I'd be happy to debug this further but I have limited access to our
build-infra, I should be able to sneak in commands during the build though.
Hi Patrick,
So is it because the container was started without CAP_SYS_NICE so
even root -> postgres is not having this cap? In my book container
would be rather small and certainly single container wouldn't be
spanning multiple CPU sockets, so I would just disable libnuma, anyway
if I do on regular VM:
> [...]
This is just for the build-env but it runs the selftest and this fails
then. The containers this is running in prod is a totally different
setup and there the numa calls actually work.

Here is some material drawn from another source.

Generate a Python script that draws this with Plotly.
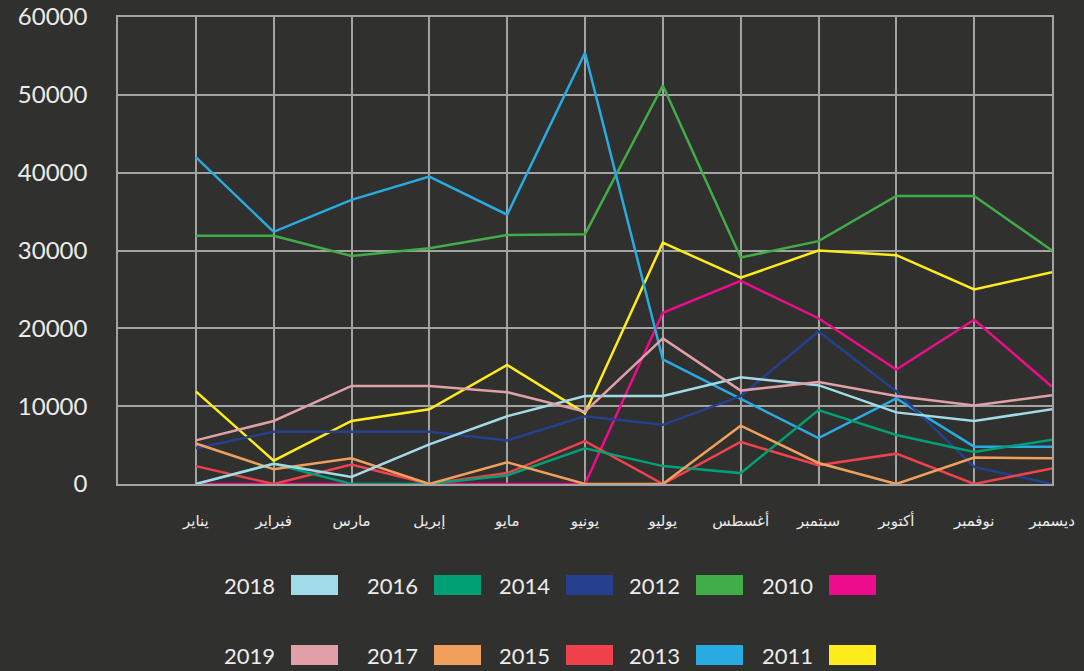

Disabling it may be an
option but it would be nice to detect that we can't access it at runtime.
Can you provide exact details about this container technology?
We use podman to set everything up.
Can you provide /usr/sbin/capsh --print just before starting PG there?
Maybe this is more cgroup/cpuset somehow related too?
Here is the output, it seems that cap_sys_nice is missing from the
bounding set:
+ /usr/sbin/capsh --print
Current: =
Bounding set
=cap_chown,cap_dac_override,cap_fowner,cap_fsetid,cap_kill,cap_setgid,cap_setuid,cap_setpcap,cap_net_bind_service,cap_sys_chroot,cap_setfcap
Ambient set =
Current IAB:
!cap_dac_read_search,!cap_linux_immutable,!cap_net_broadcast,!cap_net_admin,!cap_net_raw,!cap_ipc_lock,!cap_ipc_owner,!cap_sys_module,!cap_sys_rawio,!cap_sys_ptrace,!cap_sys_pacct,!cap_sys_admin,!cap_sys_boot,!cap_sys_nice,!cap_sys_resource,!cap_sys_time,!cap_sys_tty_config,!cap_mknod,!cap_lease,!cap_audit_write,!cap_audit_control,!cap_mac_override,!cap_mac_admin,!cap_syslog,!cap_wake_alarm,!cap_block_suspend,!cap_audit_read,!cap_perfmon,!cap_bpf,!cap_checkpoint_restore
Securebits: 00/0x0/1'b0 (no-new-privs=0)
secure-noroot: no (unlocked)
secure-no-suid-fixup: no (unlocked)
secure-keep-caps: no (unlocked)
secure-no-ambient-raise: no (unlocked)
uid=2000(buildkite-agent) euid=2000(buildkite-agent)
gid=2000(buildkite-agent)
groups=2000(buildkite-agent)
Guessed mode: HYBRID (4)
Anyway, there is a simpler way to make the tests pass if that's what
you are after. We do have
contrib/pg_buffercache/sql/pg_buffercache_numa.sql which is expected
to match outputs in pg_buffercache_numa.out OR (!)
pg_buffercache_numa_1.out. We could just handle this edge case by
adding pg_buffercache_numa_2.out too probably (which would just
contain semi-valid scenario for "ERROR: failed NUMA pages inquiry:
Operation not permitted")
Ah, didn't know that was a possibility. Until this sees more usage than
just querying the state, this may be a nice workaround. If this is more
wide-spread we probably need something a bit more robust for the
detection. I already patch out the tests for our build-env so for me
it's "solved" but that is certainly not a proper solution.
Just FYI, I'll be on PTO so I won't have access to the build-env in the
next two weeks.
Thanks,
Patrick